Included in the BIS members list of 60 monetary authorities is the European Central Bank and the U.S. Federal Reserve. It also includes the Bank of Canada, which has itself explored the possibility of creating a digital currency in the past.
An unclear impact
“General purpose central bank digital currencies could revolutionise the way money is provided and the role of central banks in the financial system, but these are uncharted waters, with potential risks,” said Benoît Coeuré, Chair of the Committee on Payments and Market Infrastructures (CPMI). “This report is a starting point for further discussion and research and will help countries make choices given their own circumstances.”

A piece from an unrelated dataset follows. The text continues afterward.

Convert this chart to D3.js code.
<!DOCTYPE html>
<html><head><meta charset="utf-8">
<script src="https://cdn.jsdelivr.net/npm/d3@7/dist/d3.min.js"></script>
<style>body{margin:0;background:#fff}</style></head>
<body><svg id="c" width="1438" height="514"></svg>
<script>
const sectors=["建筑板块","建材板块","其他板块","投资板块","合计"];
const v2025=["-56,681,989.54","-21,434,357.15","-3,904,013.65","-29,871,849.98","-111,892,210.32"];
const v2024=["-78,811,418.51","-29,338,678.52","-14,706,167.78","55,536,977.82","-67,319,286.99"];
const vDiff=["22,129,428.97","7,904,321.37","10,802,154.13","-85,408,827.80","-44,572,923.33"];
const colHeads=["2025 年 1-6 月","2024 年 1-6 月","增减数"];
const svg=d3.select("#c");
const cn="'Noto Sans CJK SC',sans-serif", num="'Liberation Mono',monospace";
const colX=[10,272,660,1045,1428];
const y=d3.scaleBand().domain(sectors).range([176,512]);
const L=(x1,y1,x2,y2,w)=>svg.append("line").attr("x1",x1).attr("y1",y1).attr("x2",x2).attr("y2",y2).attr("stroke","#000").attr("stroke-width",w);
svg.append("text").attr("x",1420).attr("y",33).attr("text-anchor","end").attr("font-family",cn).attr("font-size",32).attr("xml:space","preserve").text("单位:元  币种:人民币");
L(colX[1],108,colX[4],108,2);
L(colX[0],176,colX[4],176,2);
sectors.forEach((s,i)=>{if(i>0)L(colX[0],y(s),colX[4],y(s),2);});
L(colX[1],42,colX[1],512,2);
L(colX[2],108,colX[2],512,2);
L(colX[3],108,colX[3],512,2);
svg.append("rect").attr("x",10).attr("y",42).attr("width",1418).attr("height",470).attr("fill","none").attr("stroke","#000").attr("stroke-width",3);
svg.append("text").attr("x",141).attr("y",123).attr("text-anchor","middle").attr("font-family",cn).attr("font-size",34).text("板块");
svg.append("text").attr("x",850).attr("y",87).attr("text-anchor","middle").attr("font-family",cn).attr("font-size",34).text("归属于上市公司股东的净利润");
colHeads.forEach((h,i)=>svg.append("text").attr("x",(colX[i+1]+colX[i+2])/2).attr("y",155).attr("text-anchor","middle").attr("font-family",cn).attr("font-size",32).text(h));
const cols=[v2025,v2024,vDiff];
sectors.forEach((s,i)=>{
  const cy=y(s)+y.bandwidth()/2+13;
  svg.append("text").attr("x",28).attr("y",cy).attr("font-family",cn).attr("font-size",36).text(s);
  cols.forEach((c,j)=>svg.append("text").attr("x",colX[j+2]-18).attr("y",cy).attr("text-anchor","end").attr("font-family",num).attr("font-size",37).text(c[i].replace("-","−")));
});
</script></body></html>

The report in question accompanies the press release, and explores the rise in interest of central bank digital currencies (CBDCs). Further, the report warns central banks of potential risks associated with the emerging technology, stating that its impact on payments, monetary policy, and financial stability is not yet clear.
“The introduction of a CBDC would raise fundamental issues that go far beyond payment systems and monetary policy transmission and implementation,” the report stated. “A general purpose CBDC could give rise to higher instability of commercial bank deposit funding.”

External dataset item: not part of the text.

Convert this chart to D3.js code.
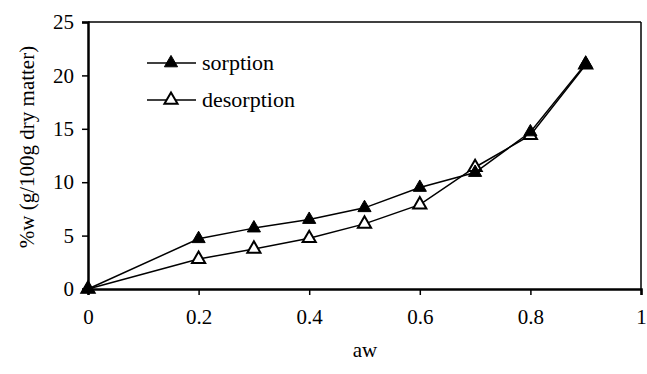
<!DOCTYPE html>
<html><head><meta charset="utf-8">
<script src="https://cdn.jsdelivr.net/npm/d3@7"></script>
<style>body{margin:0;background:#fff}svg{display:block}</style>
</head><body>
<script>
const aw = [0, 0.2, 0.3, 0.4, 0.5, 0.6, 0.7, 0.8, 0.9];
const sorption = [0, 4.7, 5.7, 6.5, 7.6, 9.5, 10.9, 14.7, 21.1];
const desorption = [0, 2.8, 3.75, 4.75, 6.1, 7.9, 11.4, 14.4, 21.0];
const xTicks = [0, 0.2, 0.4, 0.6, 0.8, 1];
const yTicks = [0, 5, 10, 15, 20, 25];
const seriesNames = ["sorption", "desorption"];

const FONT = "Liberation Serif, DejaVu Serif, Tinos, Times, serif";
const W = 647, H = 374;
const svg = d3.select("body").append("svg").attr("width", W).attr("height", H);
const x = d3.scaleLinear().domain([0, 1]).range([88, 641]);
const y = d3.scaleLinear().domain([0, 25]).range([289, 22]);

svg.append("line").attr("x1", x(0)).attr("x2", x(1)).attr("y1", y(25)).attr("y2", y(25)).attr("stroke", "#000").attr("stroke-width", 1.5);
svg.append("line").attr("x1", x(1)).attr("x2", x(1)).attr("y1", y(25)).attr("y2", y(0)).attr("stroke", "#000").attr("stroke-width", 1.5);

const xAxis = svg.append("g").attr("transform", `translate(0,${y(0)})`)
  .call(d3.axisBottom(x).tickValues(xTicks).tickFormat(d => d3.format("")(d)).tickSize(6).tickPadding(14));
const yAxis = svg.append("g").attr("transform", `translate(${x(0)},0)`)
  .call(d3.axisLeft(y).tickValues(yTicks).tickSize(6).tickPadding(8));
[xAxis, yAxis].forEach(g => {
  g.attr("font-family", FONT).attr("font-size", 21);
  g.select(".domain").attr("stroke-width", 2.5);
  g.selectAll(".tick line").attr("stroke-width", 1.5);
});

const line = d3.line().x(d => x(d[0])).y(d => y(d[1]));
const tri = d3.symbol().type(d3.symbolTriangle).size(75);

function drawSeries(vals, filled) {
  const pts = aw.map((a, i) => [a, vals[i]]);
  svg.append("path").datum(pts).attr("d", line).attr("fill", "none").attr("stroke", "#000").attr("stroke-width", 1.5);
  svg.selectAll(null).data(pts).enter().append("path")
    .attr("d", tri).attr("transform", d => `translate(${x(d[0])},${y(d[1])})`)
    .attr("fill", filled ? "#000" : "#fff").attr("stroke", "#000").attr("stroke-width", filled ? 1 : 2);
}
drawSeries(desorption, false);
drawSeries(sorption, true);

const leg = svg.append("g").attr("font-family", FONT);
seriesNames.forEach((n, i) => {
  const cy = 63 + i * 37;
  leg.append("line").attr("x1", 147).attr("x2", 196).attr("y1", cy).attr("y2", cy).attr("stroke", "#000").attr("stroke-width", 1.5);
  leg.append("path").attr("d", tri).attr("transform", `translate(171,${cy})`)
    .attr("fill", i === 0 ? "#000" : "#fff").attr("stroke", "#000").attr("stroke-width", i === 0 ? 1 : 2);
  leg.append("text").attr("x", 202).attr("y", cy + 7).attr("font-size", 22).text(n);
});

svg.append("text").attr("x", 365).attr("y", 357).attr("text-anchor", "middle").attr("font-family", FONT).attr("font-size", 21).text("aw");
svg.append("text").attr("transform", "translate(34,147) rotate(-90)").attr("text-anchor", "middle").attr("font-family", FONT).attr("font-size", 21).text("%w (g/100g dry matter)");
</script>
</body></html>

Further, the report added that the introduction of a central bank digital currency “could result in a wider presence of central banks in financial systems,” which would involve banks having to allocate a larger amount of economic resources. The report speculates that this could put central banks at risk of loss, political interference, and in “uncharted territory.”
Countries evaluating central bank digital currencies
The report was released ahead of a meeting of the Group of 20 (G20) central bank governors and finance ministers that will take place in March. Additionally, the report arrives at a time when global digital currencies are a topical point of discussion amongst central banks.

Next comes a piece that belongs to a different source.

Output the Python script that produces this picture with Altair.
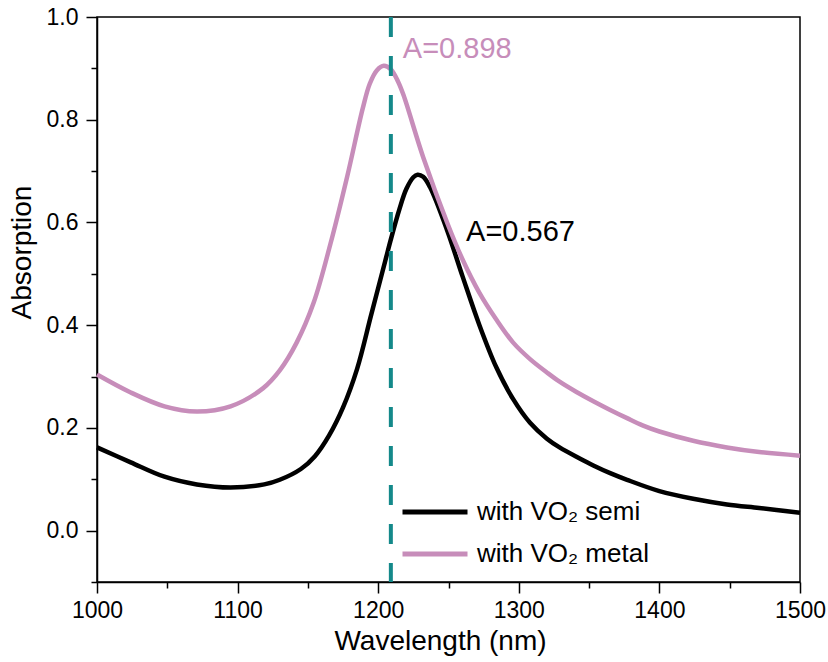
import altair as alt
import pandas as pd

# ---------------- data ----------------
series_names = ["with VO\u2082 semi", "with VO\u2082 metal"]

wl_semi = [1000, 1024, 1048, 1071, 1095, 1119, 1130, 1145, 1155, 1165, 1175, 1185,
           1195, 1205, 1209, 1215, 1220, 1225, 1228, 1232, 1237, 1249, 1260, 1272,
           1284, 1296, 1308, 1320, 1329, 1343, 1353, 1365, 1377, 1400, 1424, 1448, 1471, 1500]
abs_semi = [0.162, 0.133, 0.105, 0.090, 0.084, 0.090, 0.099, 0.120, 0.145, 0.185, 0.240, 0.315,
            0.420, 0.525, 0.567, 0.625, 0.665, 0.688, 0.693, 0.689, 0.668, 0.585, 0.495, 0.400,
            0.318, 0.256, 0.210, 0.179, 0.162, 0.141, 0.127, 0.112, 0.099, 0.077, 0.062, 0.051, 0.044, 0.035]

wl_metal = [1000, 1024, 1048, 1071, 1095, 1118, 1130, 1142, 1154, 1166, 1178, 1189,
            1194, 1199, 1204, 1209, 1214, 1218, 1232, 1249, 1260, 1272, 1284, 1296, 1308,
            1320, 1329, 1341, 1353, 1365, 1377, 1388, 1400, 1424, 1448, 1471, 1500]
abs_metal = [0.304, 0.269, 0.242, 0.232, 0.242, 0.277, 0.312, 0.366, 0.443, 0.558, 0.690, 0.822,
             0.870, 0.896, 0.905, 0.898, 0.875, 0.848, 0.727, 0.600, 0.528, 0.463, 0.411, 0.366, 0.334,
             0.308, 0.290, 0.270, 0.252, 0.235, 0.219, 0.205, 0.193, 0.175, 0.162, 0.153, 0.146]

x_ticks = [1000, 1050, 1100, 1150, 1200, 1250, 1300, 1350, 1400, 1450, 1500]
y_ticks = [-0.1, 0.0, 0.1, 0.2, 0.3, 0.4, 0.5, 0.6, 0.7, 0.8, 0.9, 1.0]
x_domain = [1000, 1500]
y_domain = [-0.1, 1.0]

marker_wl = [1209]
peak_labels = ["A=0.898", "A=0.567"]
label_wl = [1217.5, 1262.5]
label_abs = [0.937, 0.582]

# ---------------- styles ----------------
FONT = "Liberation Sans, Arial, Helvetica, sans-serif"
BLACK = "#000000"
PINK = "#C78DBA"
TEAL = "#14898A"

lines = pd.DataFrame(
    {"wl": wl_semi, "A": abs_semi, "series": series_names[0]}
)
lines = pd.concat(
    [lines, pd.DataFrame({"wl": wl_metal, "A": abs_metal, "series": series_names[1]})],
    ignore_index=True,
)
marker = pd.DataFrame({"wl": marker_wl})
ann1 = pd.DataFrame({"wl": [label_wl[0]], "A": [label_abs[0]], "t": [peak_labels[0]]})
ann2 = pd.DataFrame({"wl": [label_wl[1]], "A": [label_abs[1]], "t": [peak_labels[1]]})

x_axis = alt.Axis(
    values=x_ticks,
    title="Wavelength (nm)",
    labelExpr="datum.value % 100 != 0 ? '' : datum.label",
    format="d",
    tickSize={"condition": {"test": "datum.value % 100 != 0", "value": 6}, "value": 11},
    labelFlush=False,
    labelOverlap=False,
    grid=False,
    labelPadding=6,
    titlePadding=5,
    titleX=343,
)
y_axis = alt.Axis(
    values=y_ticks,
    title="Absorption",
    labelExpr="abs(round(datum.value * 10) % 2) == 1 ? '' : format(datum.value, '.1f')",
    tickSize={"condition": {"test": "abs(round(datum.value * 10) % 2) == 1", "value": 6}, "value": 11},
    labelFlush=False,
    labelOverlap=False,
    grid=False,
    labelPadding=8,
    titlePadding=10,
    titleY=235,
)

x_enc = alt.X("wl:Q", scale=alt.Scale(domain=x_domain, nice=False, zero=False), axis=x_axis)
y_enc = alt.Y("A:Q", scale=alt.Scale(domain=y_domain, nice=False, zero=False), axis=y_axis)

curves = alt.Chart(lines).mark_line(interpolate="catmull-rom", strokeWidth=4.5).encode(
    x=x_enc,
    y=y_enc,
    color=alt.Color(
        "series:N",
        scale=alt.Scale(domain=series_names, range=[BLACK, PINK]),
        legend=alt.Legend(
            orient="none",
            legendX=303,
            legendY=480,
            title=None,
            symbolType="stroke",
            symbolSize=4225,
            symbolStrokeWidth=5,
            clipHeight=30,
            rowPadding=12,
            labelOffset=7,
            labelFontSize=26,
            labelFont=FONT,
            labelColor=BLACK,
            labelLimit=400,
            padding=0,
        ),
    ),
    detail="series:N",
)

rule = alt.Chart(marker).mark_rule(color=TEAL, strokeWidth=4, strokeDash=[20, 19]).encode(
    x=alt.X("wl:Q")
)

t1 = alt.Chart(ann1).mark_text(align="left", baseline="middle", fontSize=29, font=FONT, color=PINK).encode(
    x="wl:Q", y="A:Q", text="t:N"
)
t2 = alt.Chart(ann2).mark_text(align="left", baseline="middle", fontSize=29, font=FONT, color=BLACK).encode(
    x="wl:Q", y="A:Q", text="t:N"
)

chart = (
    alt.layer(curves, rule, t1, t2)
    .properties(
        width=703,
        height=565,
        autosize=alt.AutoSizeParams(type="none"),
        padding={"left": 97, "top": 17, "right": 28, "bottom": 80},
        background="white",
    )
    .configure_view(stroke=BLACK, strokeWidth=1.5)
    .configure_axis(
        domainColor=BLACK,
        domainWidth=1.5,
        tickColor=BLACK,
        tickWidth=1.5,
        labelFont=FONT,
        labelFontSize=23,
        labelColor=BLACK,
        titleFont=FONT,
        titleFontSize=28,
        titleFontWeight="normal",
        titleColor=BLACK,
    )
)

chart.save("out.html", embed_options={"renderer": "svg", "actions": False})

Despite critics both internal and external to the country’s government, Venezuela’s President, Nicolás Maduro, recently launched a state-backed digital currency called Petro, which is claimed to be backed by crude oil. Previously, other countries including Russia and Estonia explored similar possibilities in creating their own state-backed digital currencies.
In December 2017, Canada’s central bank released a paper exploring the benefits and risks of creating a central bank digital currency. The Bank of Canada’s publication explored various potential increases to its efficiency, as well as the prospect of saving money for consumers. However, the paper also voiced potential areas of concern, concluding that more research is necessary to decide if a state-backed digital currency is a viable option for Canada.
Ultimately, this seems to align with the findings of the BIS, which stated that “any steps towards the possible launch of a CBDC should be subject to careful and thorough consideration.”
“Central banks and other authorities should continue their broad monitoring of digital innovations, keep reviewing how their own operations could be affected and continue to engage with each other closely,” it added.